Rabu, 06 Februari 2013

WASPADA PEMICU PUTUSNYA PERKAWINAN: EKONOMI DAN PERSELINGKUHAN

Satu bulan sudah saya menjalani profesi mediator. Tugas utama saya adalah menghadapi kasus-kasus yang diajukan ke Pengadilan Agama setelah sidang pertama. Awalnya saya merasa kikuk, galau, dan bingung saat berhadapan langsung dengan para pihak yang tak jarang beruaian air mata atau berwajah garang menahan amarah, tapi makin lama saya pun bisa menyesuaikan diri dan dapat berperilaku lebih santai. Dari sekian banyak kasus yang saya tangani, ada benang merah yang patut dituangkan dalam tulisan ini terkait dengan kasus perceraian. Di antaranya adalah pelaku utama perceraian dan alasan perceraian.
Pada umumnya, kebanyakan orang mengira bahwa kasus perceraian adalah dominasi kaum lelaki. Ternyata tidak! Malang yang dikenal memiliki angka perceraian tertinggi di Indonesia menempatkan perempuan sebagai aktor utama perceraian alias sebagai penggugat. Tidak kurang dari 60 persen perceraian diajukan oleh perempuan. Jadi, lelaki kini harus siap-siap untuk menerima panggilan dari pengadilan karena istrinya melayangkan gugat cerai. Para istri ternyata lebih berani hidup sendiri ketimbang hidup bersama suami yang tidak bisa membuatnya bahagia.
Lalu, apa saja yang menjadikan rumah tangga tidak lagi nyaman? Ada dua motif utama yang sering ditemukan, yakni motif ekonomi dan motif perselingkuhan. Hidup rumah tangga tidak hanya sekedar bermodalkan cinta namun juga harus disertai dengan segala piranti hidup yang layak. Masalah keuangan menempati posisi penting sebagai alasan perceraian. Misalnya, ketika sang suami hanya bekerja sebagai buruh atau sopir yang penghasilannya tidak tetap, apalagi istri tidak bekerja, maka sang istri lebih rela hidup sendiri daripada menahan sedih karena tidak dinafkahi suami. Meskipun suami sudah banting tulang dari pagi hingga malam dan penghasilannya tidak jelas, istri tidak bisa terima karena ia dan anaknya tetap harus makan. Kasus model ini akan semakin parah kalau sang suami tidak bisa menahan emosi akibat rengekan istri untuk memenuhi kebutuhan sehari-harinya.

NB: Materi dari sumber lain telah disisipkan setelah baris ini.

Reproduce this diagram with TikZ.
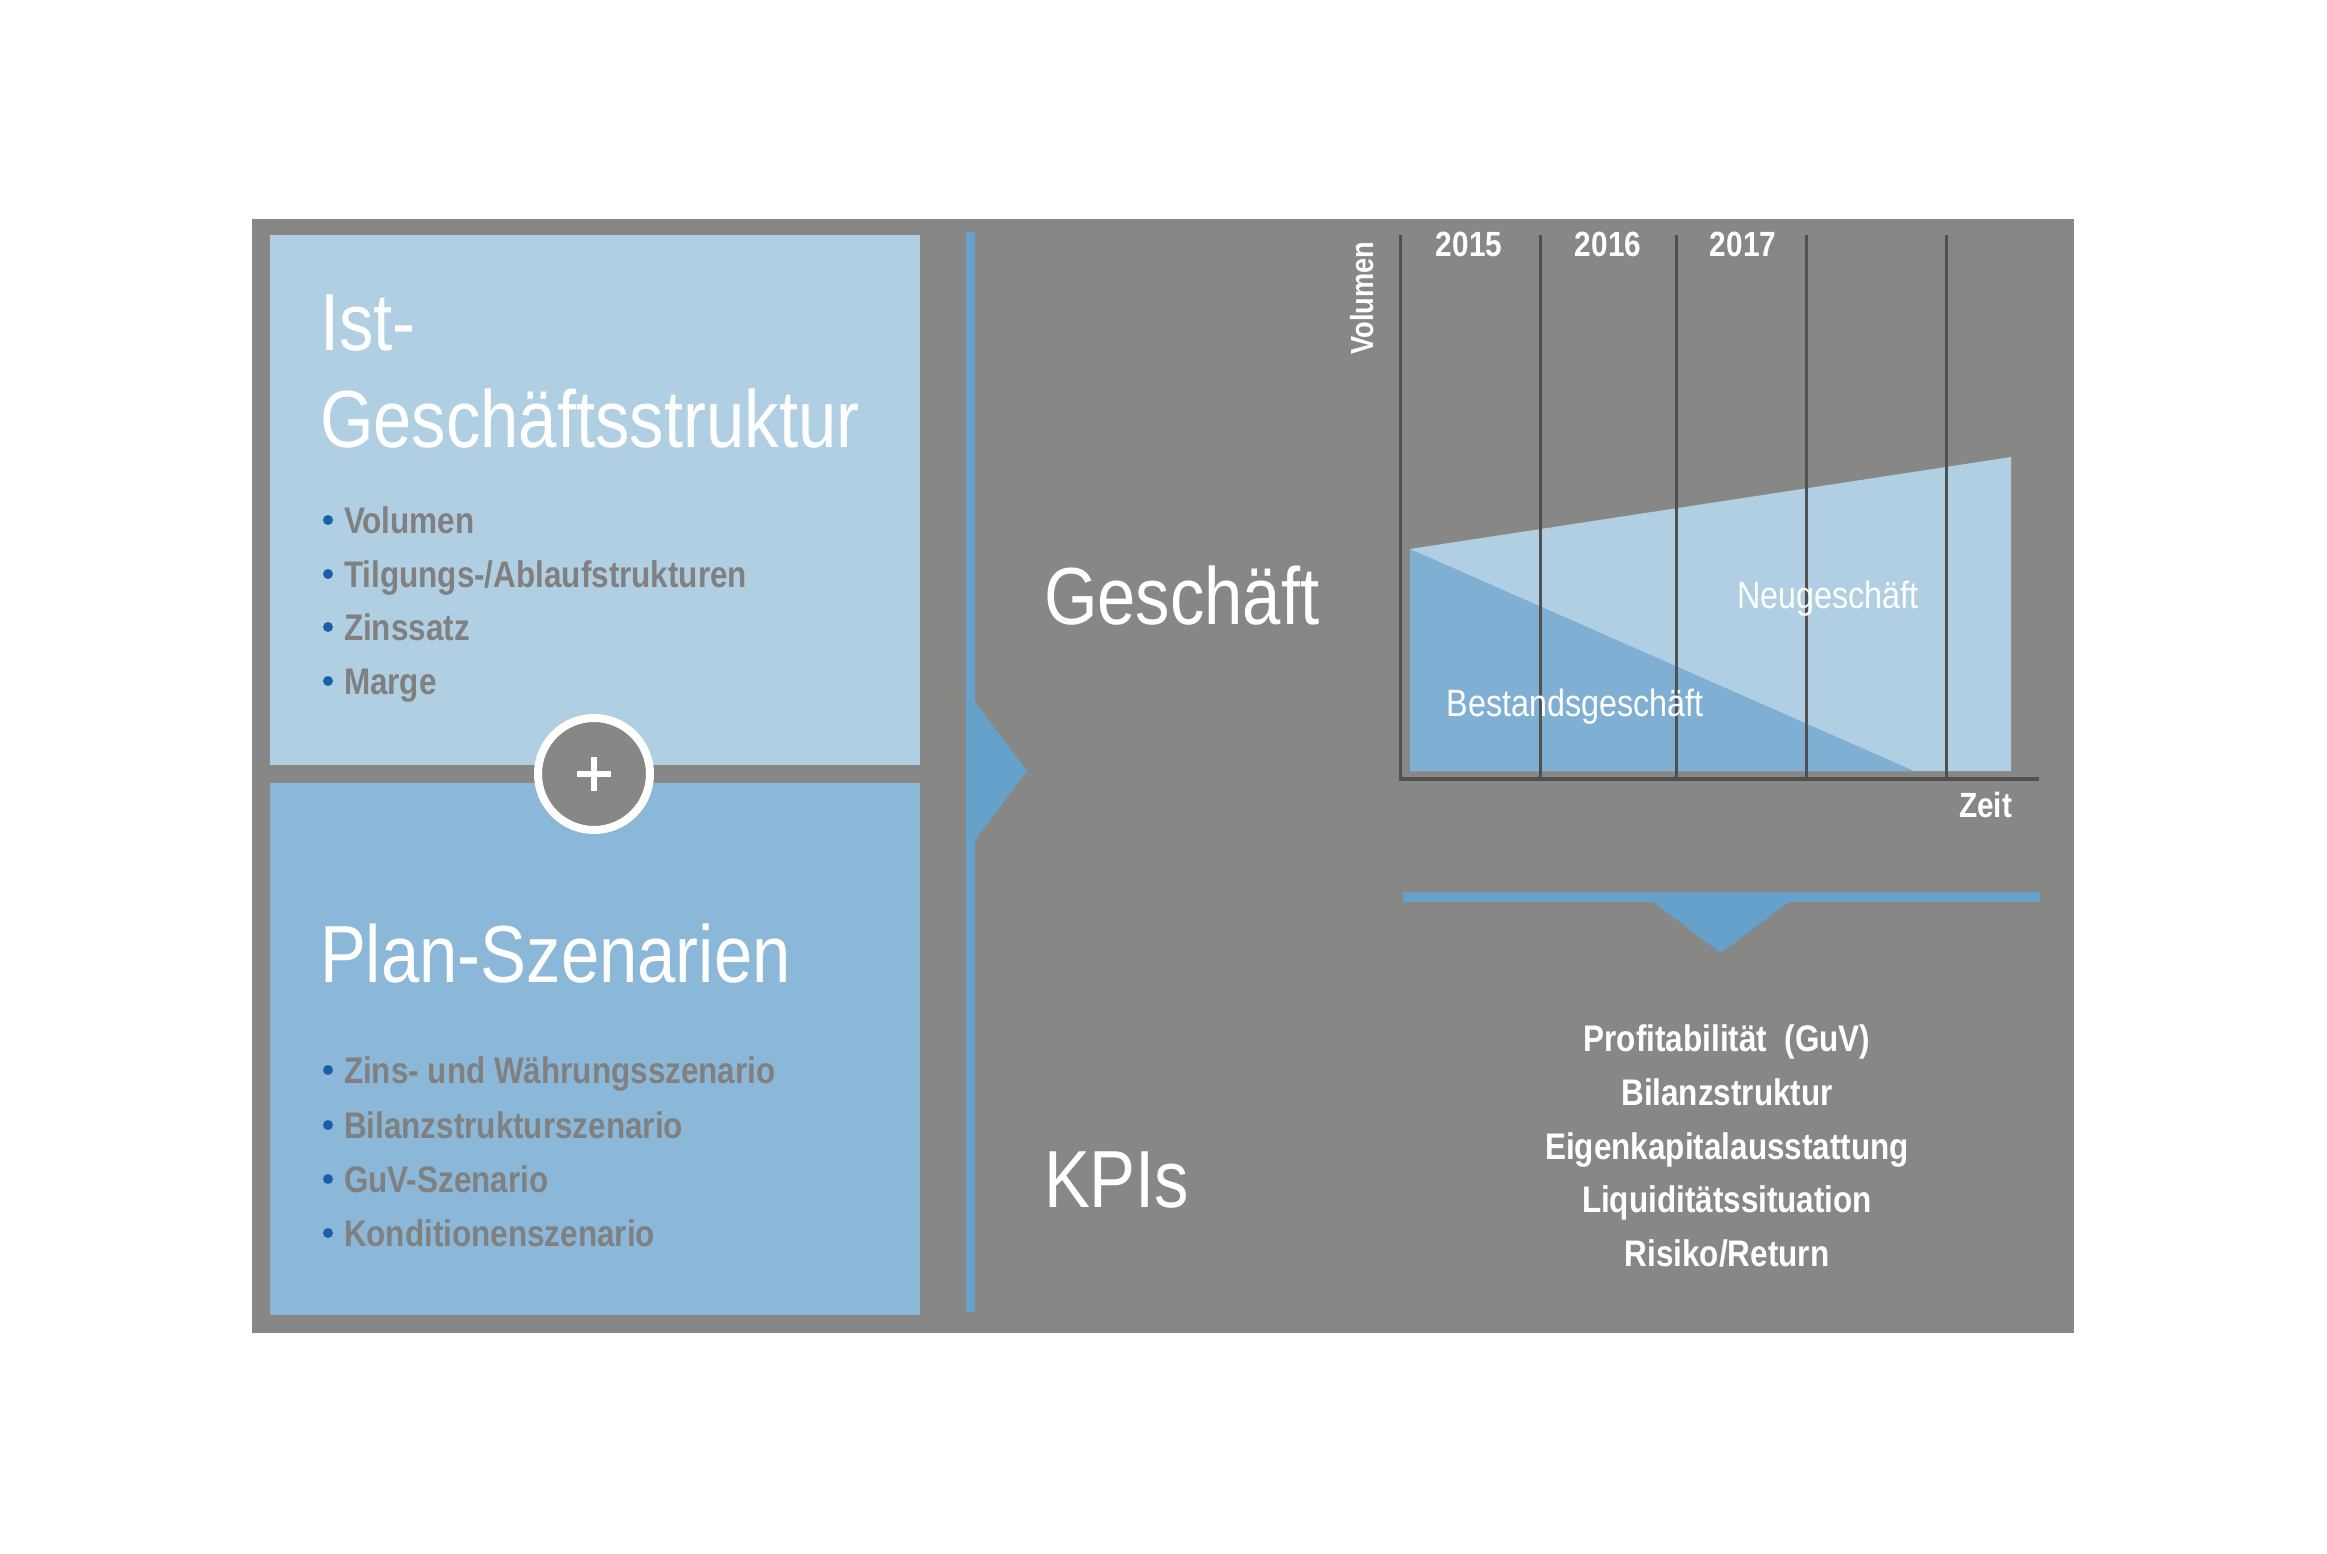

Ketika suami dengan kekuatan fisiknya sudah melakukan kekerasan, seperti memukul, mengumpat, atau bahkan mengusir istrinya, umumnya istri tidak tahan dan kembali ke rumah orang tuanya. Dari sinilah, muncul keinginan besar untuk berpisah dengan suaminya karena sudah tak tahan hidup menderita.
Motif kedua yang juga sangat populer di ruang mediasi adalah perselingkuhan. Kalau seseorang sudah mapan secara ekonomi, hal yang harus dijaga adalah hawa nafsunya. Baik laki-laki maupun perempuan mempunyai peluang yang sama untuk tergoda mencari kesenangan pribadi dengan orang lain yang bukan pasangannya. Di saat aktif bekerja di kantor atau perusahaan, godaan dari lawan jenis acapkali terjadi. Mulanya hanya sekedar curhat, berbagi cerita suka duka hidup, lalu jalan-jalan bersama, dan akhirnya jatuh cinta. Sikap mendua ini membuat biduk rumah tangga menjadi goyah. Kalau tidak bisa memegang amanah dari sebuah ikatan perkawinan, godaan hawa nafsu ini bisa mengaramkan pondasi rumah tangga yang sudah lama dibangun. Seorang suami bisa nikah sirri dengan rekan kerjanya. Juga, seorang istri dapat menduakan suaminya tatkala mendapat perhatian lebih dari kawan dekatnya.
Dari paparan di atas, dapat disimpulkan bahwa perkawinan dapat saja berakhir ketika suami dan istri kurang memahami esensi ikatan pernikahan. Permasalahan apa saja bisa terjadi sepanjang perjalanan berumahtangga. Oleh sebab itu, persiapan matang sebelum menikah dan kesabaran ekstra selama menikah sangat diperlukan agar tidak terjadi putusnya perkawinan yang sangat sakral itu.